To raise money for his project, Curtis turned to Hollywood—sort of. In 1913, he traveled to the west coast of Canada to make a movie. Using members of Vancouver Island's Kwakwaka'wakw tribe (also known as the Kwakiutl) as actors and extras, Curtis documented local traditions and dances. "Pictures should be made to illustrate the period before the white man came," he wrote in 1912 to Charles Doolittle Walcott, Secretary of the Smithsonian, one of the project's sponsors. On the set, he paid Kwakwaka'wakw craftsmen to build traditional masks and costumes and even had the actors—most of whom had cut their hair European-style—wear long wigs. The film, titled In the Land of the Head Hunters, debuted in New York and Seattle in 1914 to critical success. But it was a box office failure. Audiences expected tepees and horses—not the elaborate, stylized dances and complex ceremonial masks of the Kwakwaka'wakw. "Because they weren't stereotypical Indians, people didn't know what to think of it," says Aaron Glass, an anthropologist at the American Museum of Natural History in New York City.

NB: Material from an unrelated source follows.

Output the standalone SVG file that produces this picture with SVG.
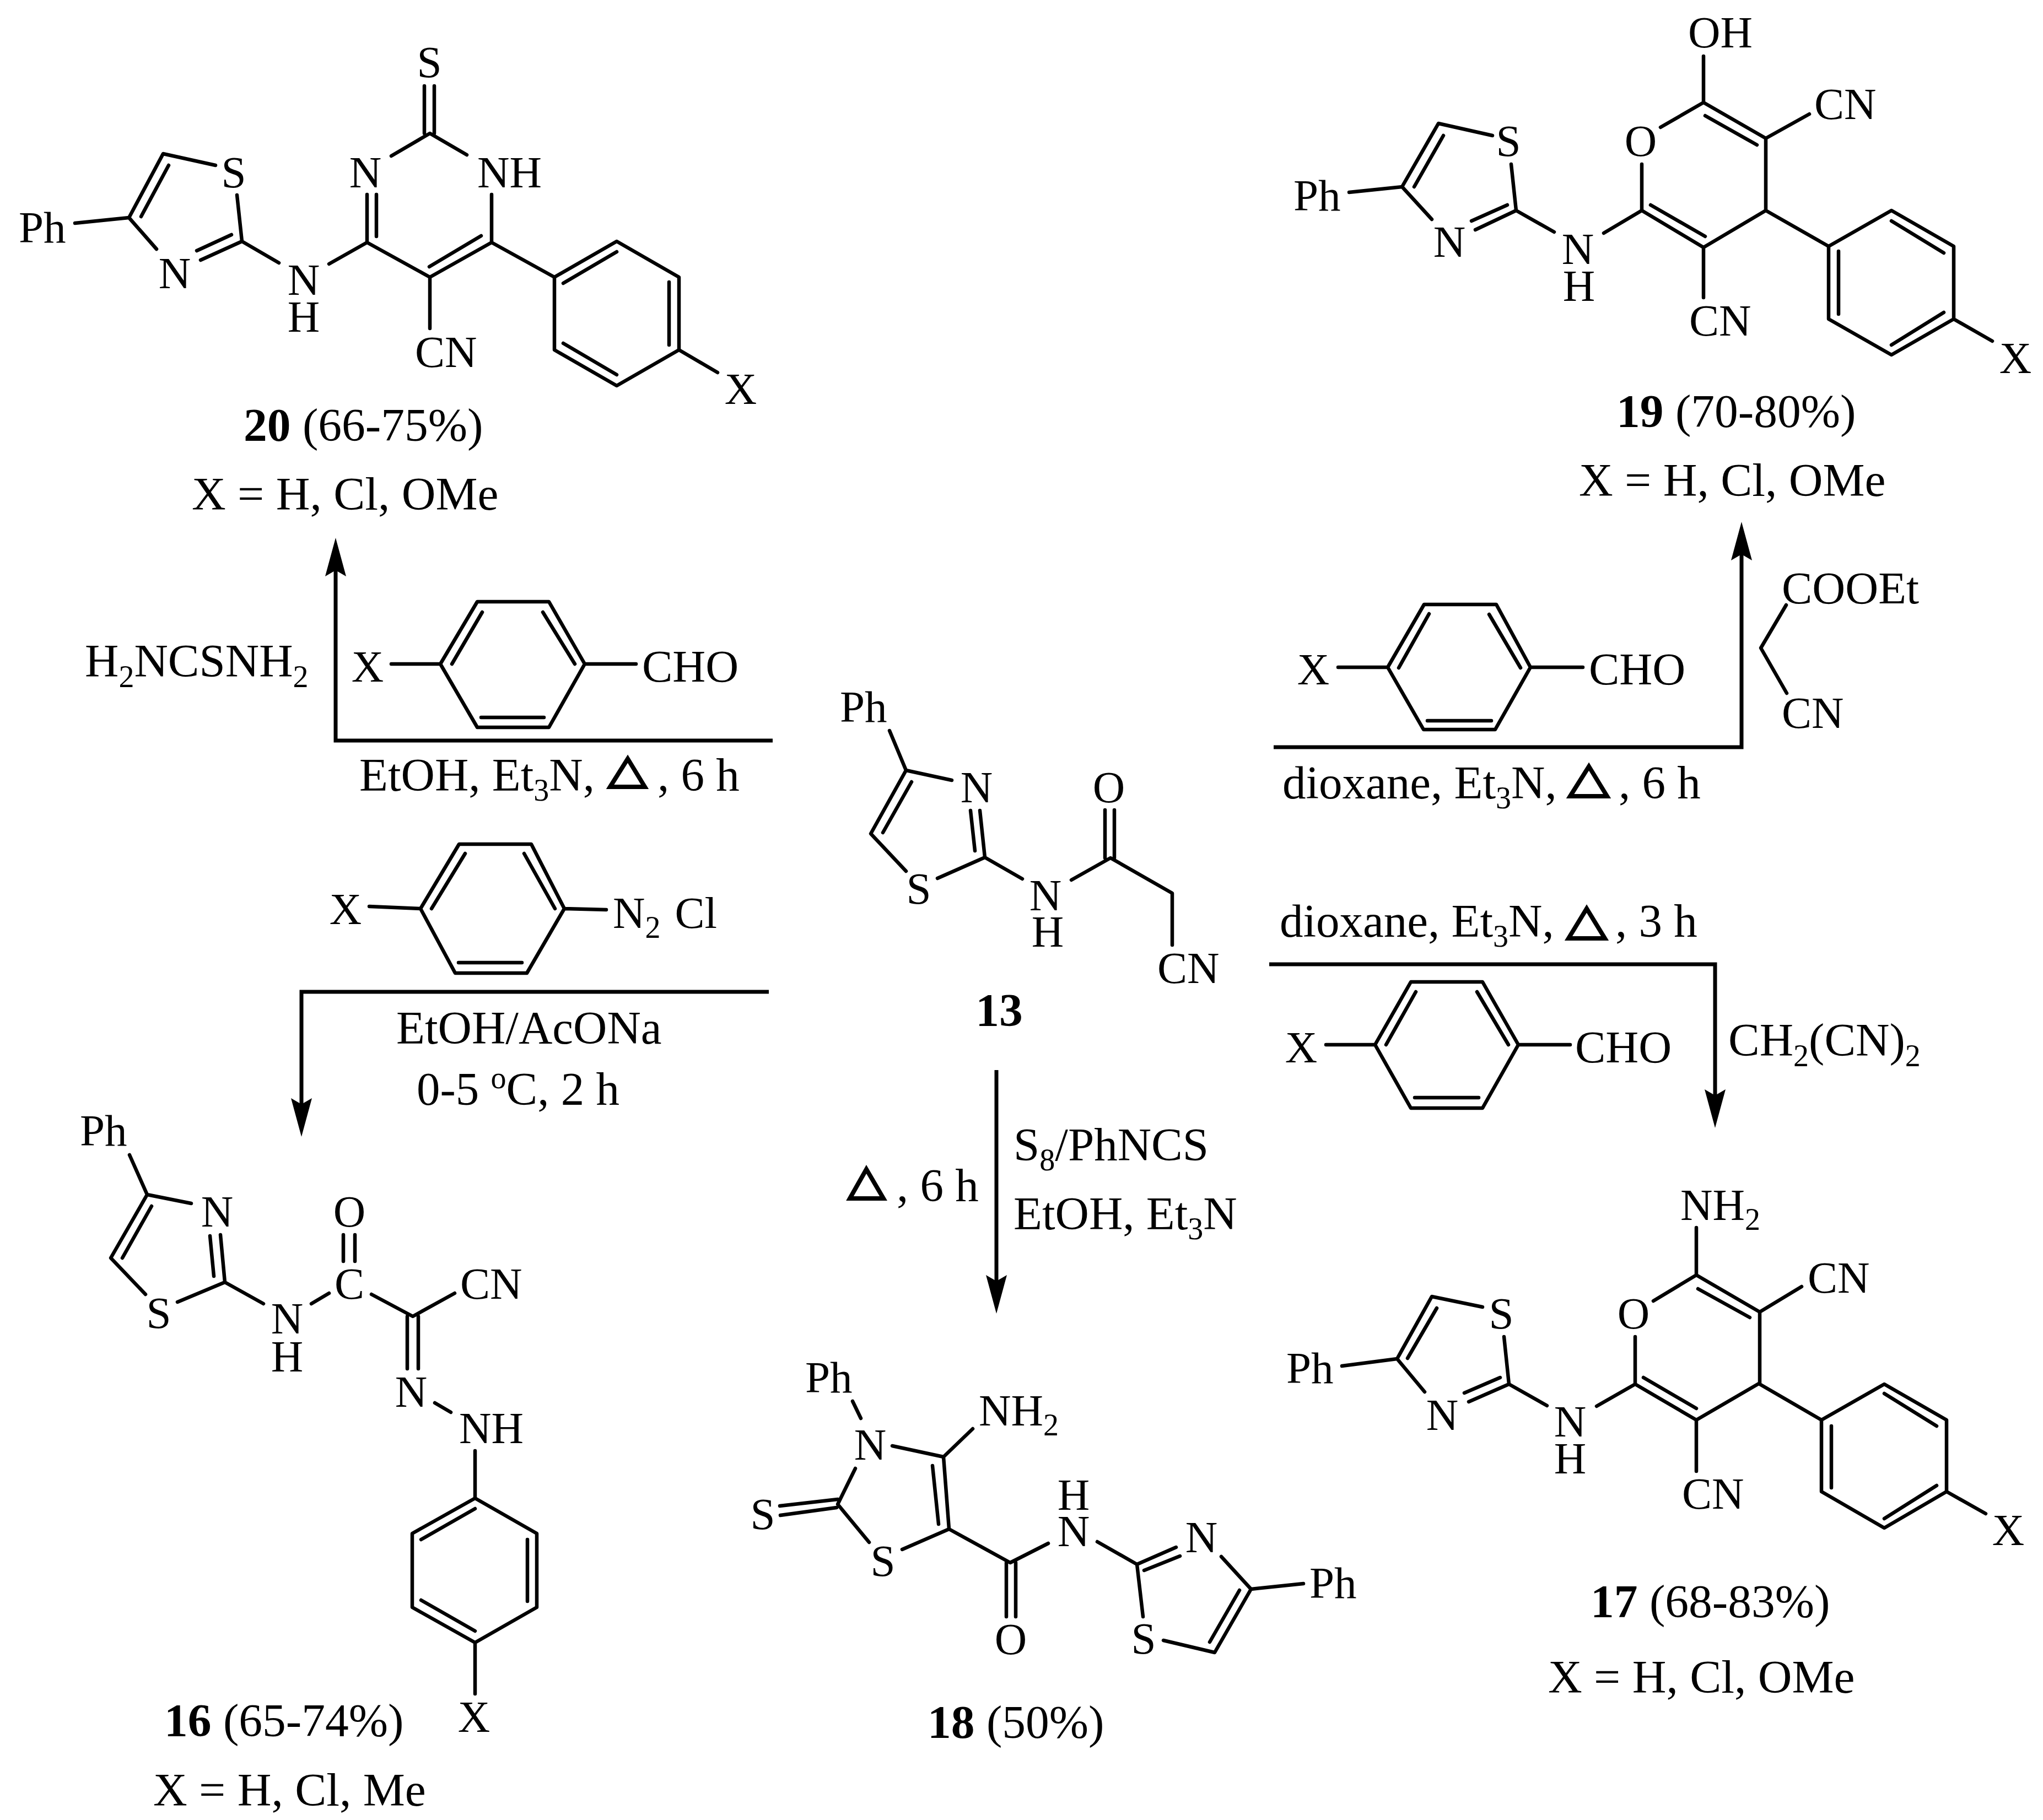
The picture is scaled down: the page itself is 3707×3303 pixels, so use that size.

Recently, Glass and collaborator Brad Evans, an English professor at Rutgers University, set out to resurrect Curtis' film. A damaged partial print surfaced in the 1970s, but it was missing key scenes. In a half-dozen archives from Los Angeles to Indiana, the pair found film reels not seen since 1915 and discovered the film's original orchestral score (filed incorrectly in a drawer at the Getty Research Institute in Los Angeles). Last month, the restored film was screened at Washington, D.C.'s National Gallery of Art. An orchestra of Native American musicians, co-sponsored by the National Museum of the American Indian, performed the original score.
The culture that Curtis had thought was about to disappear still thrives, preserved by the descendants of people who acted in his film almost a century ago. Many of the ceremonies that Curtis used for dramatic effect—including bits of the symbolic and highly sensationalized "Cannibal Dance" —are still performed today. Curtis' film played a vital role in that preservation. Kwakwaka'wakw cultural groups had used fragments of the movie as a sort of visual primer on how their great-great-grandparents did everything from dancing to paddling huge war canoes. "We have a group of dance performers who are all related to the original cast in one way or another," says Andrea Sanborn, director of the tribe's U'mista Cultural Centre in Alert Bay, British Columbia. "The culture is very much alive, and getting stronger."